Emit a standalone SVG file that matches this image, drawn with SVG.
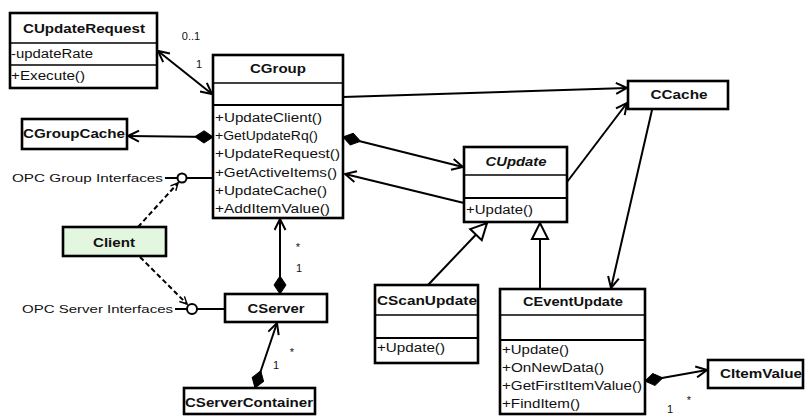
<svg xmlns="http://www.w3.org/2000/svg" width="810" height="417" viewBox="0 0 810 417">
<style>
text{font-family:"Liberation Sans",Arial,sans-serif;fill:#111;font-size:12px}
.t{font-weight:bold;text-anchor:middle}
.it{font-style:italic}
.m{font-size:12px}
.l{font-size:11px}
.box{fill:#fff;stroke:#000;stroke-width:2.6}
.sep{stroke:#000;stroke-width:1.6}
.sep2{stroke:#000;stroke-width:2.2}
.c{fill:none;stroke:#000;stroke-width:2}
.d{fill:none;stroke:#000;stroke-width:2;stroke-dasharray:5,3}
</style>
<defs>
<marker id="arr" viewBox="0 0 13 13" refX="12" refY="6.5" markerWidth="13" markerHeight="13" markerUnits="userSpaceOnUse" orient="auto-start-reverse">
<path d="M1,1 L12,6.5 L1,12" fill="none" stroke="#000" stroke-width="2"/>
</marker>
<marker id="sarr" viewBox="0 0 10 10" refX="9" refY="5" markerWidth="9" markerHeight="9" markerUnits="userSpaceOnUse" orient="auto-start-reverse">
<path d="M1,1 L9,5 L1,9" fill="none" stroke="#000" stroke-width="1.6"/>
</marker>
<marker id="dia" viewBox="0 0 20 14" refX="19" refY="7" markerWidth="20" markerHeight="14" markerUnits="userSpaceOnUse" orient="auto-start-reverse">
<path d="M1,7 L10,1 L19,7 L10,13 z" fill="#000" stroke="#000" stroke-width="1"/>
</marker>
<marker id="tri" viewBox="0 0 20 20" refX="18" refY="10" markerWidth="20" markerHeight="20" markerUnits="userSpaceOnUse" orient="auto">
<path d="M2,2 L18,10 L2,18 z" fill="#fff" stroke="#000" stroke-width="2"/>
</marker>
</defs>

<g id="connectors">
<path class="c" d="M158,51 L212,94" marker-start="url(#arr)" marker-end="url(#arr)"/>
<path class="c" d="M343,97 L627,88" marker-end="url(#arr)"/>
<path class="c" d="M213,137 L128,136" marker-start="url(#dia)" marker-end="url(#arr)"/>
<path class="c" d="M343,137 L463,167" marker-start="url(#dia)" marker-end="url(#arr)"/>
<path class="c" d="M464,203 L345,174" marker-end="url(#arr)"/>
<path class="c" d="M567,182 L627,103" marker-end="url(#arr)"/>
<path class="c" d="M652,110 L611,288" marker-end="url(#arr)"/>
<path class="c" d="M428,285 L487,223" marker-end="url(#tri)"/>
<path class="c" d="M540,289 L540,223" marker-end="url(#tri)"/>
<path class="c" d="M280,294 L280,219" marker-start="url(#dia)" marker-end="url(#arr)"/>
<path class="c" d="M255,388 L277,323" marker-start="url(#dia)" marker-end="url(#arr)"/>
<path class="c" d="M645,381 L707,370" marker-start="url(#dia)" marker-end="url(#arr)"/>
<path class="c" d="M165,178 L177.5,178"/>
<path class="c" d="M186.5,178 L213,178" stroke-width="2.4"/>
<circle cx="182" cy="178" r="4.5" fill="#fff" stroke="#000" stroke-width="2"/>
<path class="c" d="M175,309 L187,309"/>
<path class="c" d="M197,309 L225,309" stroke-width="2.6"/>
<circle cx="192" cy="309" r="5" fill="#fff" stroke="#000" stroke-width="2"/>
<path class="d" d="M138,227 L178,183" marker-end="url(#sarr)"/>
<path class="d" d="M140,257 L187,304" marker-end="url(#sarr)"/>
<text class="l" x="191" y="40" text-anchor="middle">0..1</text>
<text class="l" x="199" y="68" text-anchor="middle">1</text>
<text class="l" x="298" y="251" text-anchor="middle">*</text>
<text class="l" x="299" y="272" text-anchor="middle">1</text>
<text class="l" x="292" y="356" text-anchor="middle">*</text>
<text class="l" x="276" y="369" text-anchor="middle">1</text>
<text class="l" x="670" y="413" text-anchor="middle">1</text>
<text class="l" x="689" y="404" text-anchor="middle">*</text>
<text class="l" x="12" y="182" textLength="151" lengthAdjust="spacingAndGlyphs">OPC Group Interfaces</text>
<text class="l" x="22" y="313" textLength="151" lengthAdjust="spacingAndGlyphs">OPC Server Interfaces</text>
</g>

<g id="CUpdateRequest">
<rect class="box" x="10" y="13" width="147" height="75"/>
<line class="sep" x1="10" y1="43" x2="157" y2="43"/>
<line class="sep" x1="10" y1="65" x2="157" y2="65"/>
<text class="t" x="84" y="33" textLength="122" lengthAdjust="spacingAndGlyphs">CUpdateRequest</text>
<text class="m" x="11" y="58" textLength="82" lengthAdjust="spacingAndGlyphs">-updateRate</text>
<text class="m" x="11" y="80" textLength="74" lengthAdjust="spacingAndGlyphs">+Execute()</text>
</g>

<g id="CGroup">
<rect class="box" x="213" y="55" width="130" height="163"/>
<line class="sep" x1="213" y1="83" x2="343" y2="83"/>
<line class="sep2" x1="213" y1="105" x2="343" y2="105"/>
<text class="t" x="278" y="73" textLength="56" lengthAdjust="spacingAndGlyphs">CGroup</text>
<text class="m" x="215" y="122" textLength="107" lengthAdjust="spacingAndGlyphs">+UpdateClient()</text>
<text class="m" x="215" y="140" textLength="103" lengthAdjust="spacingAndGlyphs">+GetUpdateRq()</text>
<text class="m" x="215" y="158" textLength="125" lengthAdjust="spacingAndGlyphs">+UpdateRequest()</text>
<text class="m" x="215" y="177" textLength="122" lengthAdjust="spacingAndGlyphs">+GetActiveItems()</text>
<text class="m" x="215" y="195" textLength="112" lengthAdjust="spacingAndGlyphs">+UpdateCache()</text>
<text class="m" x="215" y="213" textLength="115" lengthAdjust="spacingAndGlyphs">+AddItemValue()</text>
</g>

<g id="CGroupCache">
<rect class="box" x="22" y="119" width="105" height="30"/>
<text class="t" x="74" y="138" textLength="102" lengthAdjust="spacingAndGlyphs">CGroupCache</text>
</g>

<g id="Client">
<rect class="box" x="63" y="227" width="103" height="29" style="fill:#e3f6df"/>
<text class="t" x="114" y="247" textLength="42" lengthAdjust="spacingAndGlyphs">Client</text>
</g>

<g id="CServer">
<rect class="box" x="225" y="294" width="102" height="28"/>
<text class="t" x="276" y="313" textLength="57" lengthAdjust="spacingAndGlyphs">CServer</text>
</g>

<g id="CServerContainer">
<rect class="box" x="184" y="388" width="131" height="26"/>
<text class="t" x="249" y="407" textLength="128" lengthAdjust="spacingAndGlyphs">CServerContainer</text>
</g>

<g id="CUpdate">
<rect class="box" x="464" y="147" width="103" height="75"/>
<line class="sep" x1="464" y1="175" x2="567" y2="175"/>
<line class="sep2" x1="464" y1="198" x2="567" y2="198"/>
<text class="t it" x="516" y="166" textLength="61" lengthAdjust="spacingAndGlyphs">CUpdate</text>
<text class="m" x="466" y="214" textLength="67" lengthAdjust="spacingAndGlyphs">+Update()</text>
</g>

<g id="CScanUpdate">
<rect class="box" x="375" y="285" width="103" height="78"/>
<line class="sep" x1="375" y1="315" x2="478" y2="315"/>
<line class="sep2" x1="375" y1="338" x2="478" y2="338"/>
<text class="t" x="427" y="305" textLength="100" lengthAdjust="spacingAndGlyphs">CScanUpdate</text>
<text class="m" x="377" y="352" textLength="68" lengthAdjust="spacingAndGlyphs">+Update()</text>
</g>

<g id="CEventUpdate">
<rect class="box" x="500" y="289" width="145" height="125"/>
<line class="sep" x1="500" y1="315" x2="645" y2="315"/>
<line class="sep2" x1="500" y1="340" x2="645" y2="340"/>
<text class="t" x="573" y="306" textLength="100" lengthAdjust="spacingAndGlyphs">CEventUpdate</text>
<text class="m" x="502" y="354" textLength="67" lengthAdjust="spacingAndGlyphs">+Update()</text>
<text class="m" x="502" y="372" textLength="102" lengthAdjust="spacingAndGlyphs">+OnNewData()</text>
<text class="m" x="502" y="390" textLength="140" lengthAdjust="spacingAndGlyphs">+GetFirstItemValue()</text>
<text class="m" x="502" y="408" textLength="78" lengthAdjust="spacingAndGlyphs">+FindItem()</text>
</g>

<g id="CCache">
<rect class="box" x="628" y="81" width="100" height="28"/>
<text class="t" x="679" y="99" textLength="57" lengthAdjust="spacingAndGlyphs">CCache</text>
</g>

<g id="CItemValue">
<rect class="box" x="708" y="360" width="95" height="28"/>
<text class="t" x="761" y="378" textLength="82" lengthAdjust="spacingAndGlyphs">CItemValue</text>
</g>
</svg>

* * * *

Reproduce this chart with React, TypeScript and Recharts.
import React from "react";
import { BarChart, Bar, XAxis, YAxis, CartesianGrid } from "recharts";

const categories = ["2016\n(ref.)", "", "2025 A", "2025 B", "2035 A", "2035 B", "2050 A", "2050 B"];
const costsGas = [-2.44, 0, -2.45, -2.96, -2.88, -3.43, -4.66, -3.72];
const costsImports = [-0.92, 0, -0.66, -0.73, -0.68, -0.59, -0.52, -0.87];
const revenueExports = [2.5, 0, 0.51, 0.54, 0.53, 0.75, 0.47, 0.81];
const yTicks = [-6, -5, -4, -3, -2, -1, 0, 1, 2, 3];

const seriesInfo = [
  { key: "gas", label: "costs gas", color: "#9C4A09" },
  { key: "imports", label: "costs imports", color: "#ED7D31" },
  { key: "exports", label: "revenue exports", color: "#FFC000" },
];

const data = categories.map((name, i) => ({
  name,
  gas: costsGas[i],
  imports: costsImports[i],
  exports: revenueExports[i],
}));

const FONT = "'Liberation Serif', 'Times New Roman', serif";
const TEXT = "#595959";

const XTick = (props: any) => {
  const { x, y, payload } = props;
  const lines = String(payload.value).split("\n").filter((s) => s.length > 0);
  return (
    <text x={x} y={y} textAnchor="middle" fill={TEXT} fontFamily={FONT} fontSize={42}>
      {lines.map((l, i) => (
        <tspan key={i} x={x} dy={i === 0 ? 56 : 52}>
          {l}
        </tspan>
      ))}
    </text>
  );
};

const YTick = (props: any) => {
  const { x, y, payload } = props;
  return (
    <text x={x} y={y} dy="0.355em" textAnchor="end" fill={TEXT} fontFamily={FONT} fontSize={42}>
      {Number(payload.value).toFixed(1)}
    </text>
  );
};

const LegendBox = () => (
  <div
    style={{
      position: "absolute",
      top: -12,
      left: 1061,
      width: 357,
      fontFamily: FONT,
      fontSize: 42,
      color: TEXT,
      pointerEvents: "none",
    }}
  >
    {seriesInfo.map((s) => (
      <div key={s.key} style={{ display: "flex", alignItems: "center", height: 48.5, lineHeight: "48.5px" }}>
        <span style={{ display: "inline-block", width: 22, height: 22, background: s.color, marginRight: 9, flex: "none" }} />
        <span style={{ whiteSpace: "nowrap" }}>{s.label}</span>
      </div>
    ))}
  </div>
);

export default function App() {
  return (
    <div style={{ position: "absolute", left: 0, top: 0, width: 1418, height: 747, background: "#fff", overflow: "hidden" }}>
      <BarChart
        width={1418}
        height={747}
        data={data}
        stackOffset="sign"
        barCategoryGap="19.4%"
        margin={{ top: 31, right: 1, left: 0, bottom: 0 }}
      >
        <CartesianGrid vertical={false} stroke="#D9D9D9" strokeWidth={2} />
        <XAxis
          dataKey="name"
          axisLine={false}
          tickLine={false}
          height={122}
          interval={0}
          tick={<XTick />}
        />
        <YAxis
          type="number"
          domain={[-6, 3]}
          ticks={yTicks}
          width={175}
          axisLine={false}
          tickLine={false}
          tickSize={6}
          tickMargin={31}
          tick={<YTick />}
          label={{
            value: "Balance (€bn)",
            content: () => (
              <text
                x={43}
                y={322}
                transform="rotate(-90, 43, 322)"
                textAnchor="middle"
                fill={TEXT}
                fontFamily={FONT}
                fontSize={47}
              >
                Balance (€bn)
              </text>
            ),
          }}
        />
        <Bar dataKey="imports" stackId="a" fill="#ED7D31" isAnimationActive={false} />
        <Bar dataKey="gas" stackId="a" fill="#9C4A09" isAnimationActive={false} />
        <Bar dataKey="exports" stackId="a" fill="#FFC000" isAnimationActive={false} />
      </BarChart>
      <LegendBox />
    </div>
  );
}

* * * *

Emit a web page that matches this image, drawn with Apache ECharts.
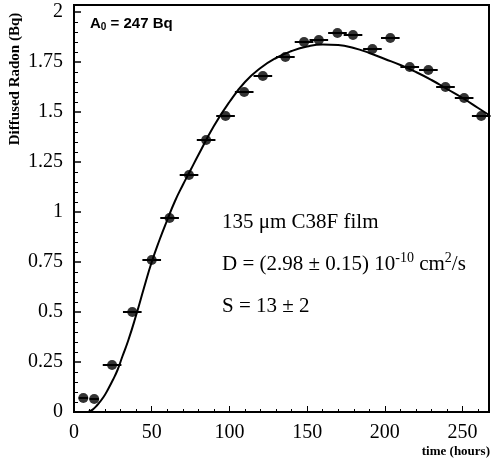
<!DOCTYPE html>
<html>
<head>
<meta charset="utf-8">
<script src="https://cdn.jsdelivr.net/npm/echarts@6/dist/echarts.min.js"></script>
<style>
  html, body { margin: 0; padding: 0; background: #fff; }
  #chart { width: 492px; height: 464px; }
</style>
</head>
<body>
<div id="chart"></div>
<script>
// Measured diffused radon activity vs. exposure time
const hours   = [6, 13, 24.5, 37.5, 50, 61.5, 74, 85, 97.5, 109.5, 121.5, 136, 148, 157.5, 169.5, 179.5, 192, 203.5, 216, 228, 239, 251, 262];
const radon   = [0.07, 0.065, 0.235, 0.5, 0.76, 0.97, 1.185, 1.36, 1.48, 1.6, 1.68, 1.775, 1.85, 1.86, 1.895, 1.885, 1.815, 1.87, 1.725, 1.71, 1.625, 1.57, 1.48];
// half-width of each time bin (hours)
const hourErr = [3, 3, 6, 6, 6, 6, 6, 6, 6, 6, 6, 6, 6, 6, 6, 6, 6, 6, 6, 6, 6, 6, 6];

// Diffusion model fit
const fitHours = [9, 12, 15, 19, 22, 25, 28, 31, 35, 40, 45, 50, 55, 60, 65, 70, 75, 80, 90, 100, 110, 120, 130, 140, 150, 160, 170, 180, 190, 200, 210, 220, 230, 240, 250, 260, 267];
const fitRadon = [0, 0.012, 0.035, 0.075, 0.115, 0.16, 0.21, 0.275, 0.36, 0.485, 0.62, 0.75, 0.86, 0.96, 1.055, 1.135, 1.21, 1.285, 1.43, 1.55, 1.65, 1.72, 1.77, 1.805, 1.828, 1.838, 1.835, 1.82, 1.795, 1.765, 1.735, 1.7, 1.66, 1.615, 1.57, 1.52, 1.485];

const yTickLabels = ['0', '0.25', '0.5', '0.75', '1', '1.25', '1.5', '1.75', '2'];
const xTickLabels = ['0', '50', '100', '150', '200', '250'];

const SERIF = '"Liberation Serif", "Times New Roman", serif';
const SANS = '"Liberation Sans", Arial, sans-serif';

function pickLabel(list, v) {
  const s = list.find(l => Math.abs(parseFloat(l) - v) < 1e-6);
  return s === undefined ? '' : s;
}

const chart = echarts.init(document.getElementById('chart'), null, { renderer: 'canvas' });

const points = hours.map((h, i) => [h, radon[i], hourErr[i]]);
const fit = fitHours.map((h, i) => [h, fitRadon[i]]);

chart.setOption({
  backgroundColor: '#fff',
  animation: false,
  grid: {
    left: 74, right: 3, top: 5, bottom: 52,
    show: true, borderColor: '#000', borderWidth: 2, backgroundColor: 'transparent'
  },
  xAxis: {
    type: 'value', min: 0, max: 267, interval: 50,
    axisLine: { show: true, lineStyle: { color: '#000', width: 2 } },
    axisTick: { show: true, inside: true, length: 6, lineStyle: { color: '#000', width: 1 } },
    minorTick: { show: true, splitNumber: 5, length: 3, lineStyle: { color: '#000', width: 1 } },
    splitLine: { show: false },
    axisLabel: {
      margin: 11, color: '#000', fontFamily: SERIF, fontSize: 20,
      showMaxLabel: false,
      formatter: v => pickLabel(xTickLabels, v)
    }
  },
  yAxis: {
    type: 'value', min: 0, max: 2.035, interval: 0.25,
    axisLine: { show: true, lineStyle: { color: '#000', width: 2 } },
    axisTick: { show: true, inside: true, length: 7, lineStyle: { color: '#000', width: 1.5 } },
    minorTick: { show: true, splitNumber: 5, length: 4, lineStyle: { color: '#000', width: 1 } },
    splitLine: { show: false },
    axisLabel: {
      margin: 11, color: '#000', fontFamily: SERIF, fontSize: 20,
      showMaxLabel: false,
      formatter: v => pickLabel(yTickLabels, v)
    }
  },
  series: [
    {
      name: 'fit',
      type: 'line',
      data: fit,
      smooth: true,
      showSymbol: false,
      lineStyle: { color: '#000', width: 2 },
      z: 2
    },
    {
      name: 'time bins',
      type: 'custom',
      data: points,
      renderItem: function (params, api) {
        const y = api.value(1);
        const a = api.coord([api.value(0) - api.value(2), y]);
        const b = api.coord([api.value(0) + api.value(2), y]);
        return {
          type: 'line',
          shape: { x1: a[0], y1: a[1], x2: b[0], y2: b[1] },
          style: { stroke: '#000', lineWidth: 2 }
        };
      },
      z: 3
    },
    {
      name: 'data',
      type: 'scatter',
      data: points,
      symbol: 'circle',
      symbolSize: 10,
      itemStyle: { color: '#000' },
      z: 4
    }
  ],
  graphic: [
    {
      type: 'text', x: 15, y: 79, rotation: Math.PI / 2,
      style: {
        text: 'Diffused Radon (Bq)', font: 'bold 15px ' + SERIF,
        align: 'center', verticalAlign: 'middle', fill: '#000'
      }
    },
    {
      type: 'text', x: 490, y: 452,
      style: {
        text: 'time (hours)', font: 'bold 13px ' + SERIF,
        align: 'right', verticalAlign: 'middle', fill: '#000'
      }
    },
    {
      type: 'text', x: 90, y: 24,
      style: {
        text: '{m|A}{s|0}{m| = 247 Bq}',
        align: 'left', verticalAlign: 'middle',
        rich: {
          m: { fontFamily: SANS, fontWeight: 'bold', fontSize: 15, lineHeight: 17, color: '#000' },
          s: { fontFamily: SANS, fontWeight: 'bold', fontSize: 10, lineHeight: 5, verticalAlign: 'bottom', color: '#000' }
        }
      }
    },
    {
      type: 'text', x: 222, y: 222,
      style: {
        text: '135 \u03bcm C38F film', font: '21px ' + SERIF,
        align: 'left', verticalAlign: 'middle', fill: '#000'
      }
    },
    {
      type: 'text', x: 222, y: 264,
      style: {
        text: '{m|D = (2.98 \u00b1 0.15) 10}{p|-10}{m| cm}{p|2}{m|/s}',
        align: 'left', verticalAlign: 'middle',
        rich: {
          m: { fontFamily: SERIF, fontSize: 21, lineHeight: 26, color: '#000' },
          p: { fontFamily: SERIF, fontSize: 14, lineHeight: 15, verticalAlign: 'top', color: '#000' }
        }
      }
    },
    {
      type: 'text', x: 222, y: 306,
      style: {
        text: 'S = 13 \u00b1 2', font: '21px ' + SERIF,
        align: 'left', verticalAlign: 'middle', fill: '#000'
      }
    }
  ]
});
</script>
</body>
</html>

* * * *

* What needs to be done *
Each line in the listing above either holds the string "this" or does not; state how many do, giving the number only.

* Result of the exercise *
3